Si è costituito nel carcere di Voghera, in provincia di Pavia, Mauro Lauricella, figlio del boss della Kalsa di Palermo chiamato lo Scintilluni: deve scontare 7 anni con l’accusa di avere commesso una estorsione aggravata il cui mandante sarebbe l’ex calciatore capitano del Palermo, Fabrizio Miccoli.
La sentenza che riguarda Lauricella è stata resa definitiva ieri sera dalla Cassazione, che ha rigettato il suo ricorso, mentre Miccoli, processato a parte col rito abbreviato, è stato condannato anche in appello a 3 anni e 6 mesi: per lui l’udienza davanti alla Suprema Corte non è stata fissata ma a questo punto la probabilità che la condanna divenga definitiva pure anche nei suoi confronti è molto elevata.

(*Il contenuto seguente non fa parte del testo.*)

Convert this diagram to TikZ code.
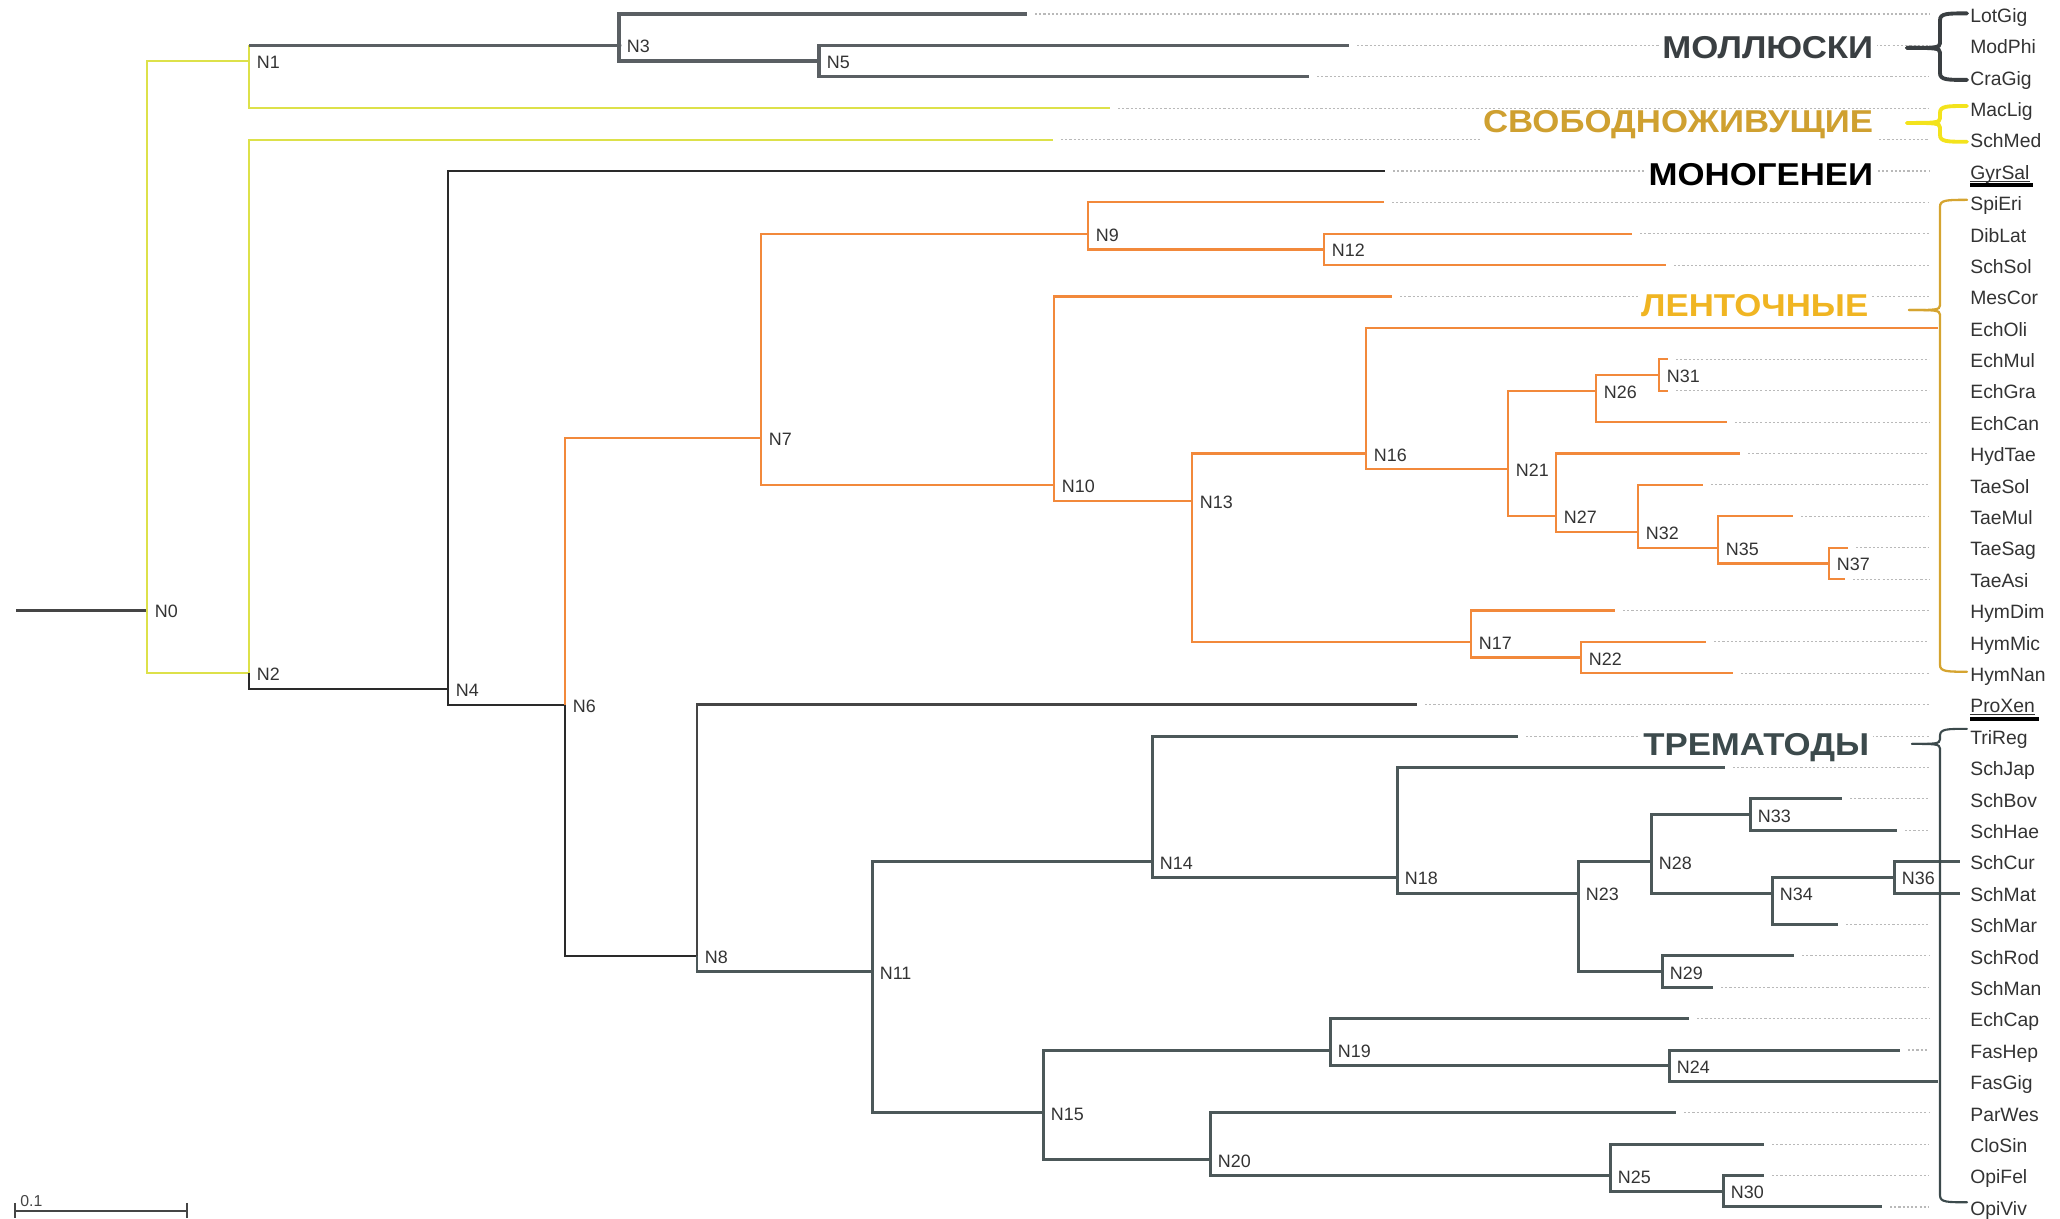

Mauro Lauricella, che alla presentazione in carcere era accompagnato dall’avvocato Giovanni Castronovo, si è sempre definito estraneo alla vicenda, legata a un debito che un imprenditore palermitano, Andrea Graffagnini, avrebbe avuto con un ex fisioterapista della società rosanero, Giorgio Gasparini.
Miccoli, nel suo periodo palermitano, secondo la Direzione investigativa antimafia, che indagò su di lui, aveva delle frequentazioni più che discutibili con personaggi legati ad ambienti malavitosi e mafiosi.
Mauro Lauricella non aveva pregiudizi penali personali, ma il padre Salvatore-Scintilluni (persona elegante, che brilla) e il fratello Antonino sono considerati elementi di spicco dell’organizzazione Cosa nostra. Da qui la richiesta all’ex fantasista della squadra dei tempi d’oro, all’epoca guidata dal patron Maurizio Zamparini, di attivarsi per il recupero del credito, cosa che avvenne solo in parte ma con sistemi di pesante intimidazione, giudicati ben oltre i limiti del cosiddetto esercizio arbitrario delle proprie ragioni. I processi sono stati separati perché Miccoli ha scelto l’abbreviato, che gli ha dato diritto a una riduzione di pena di un terzo. Ma ora il carcere lo rischia pure lui.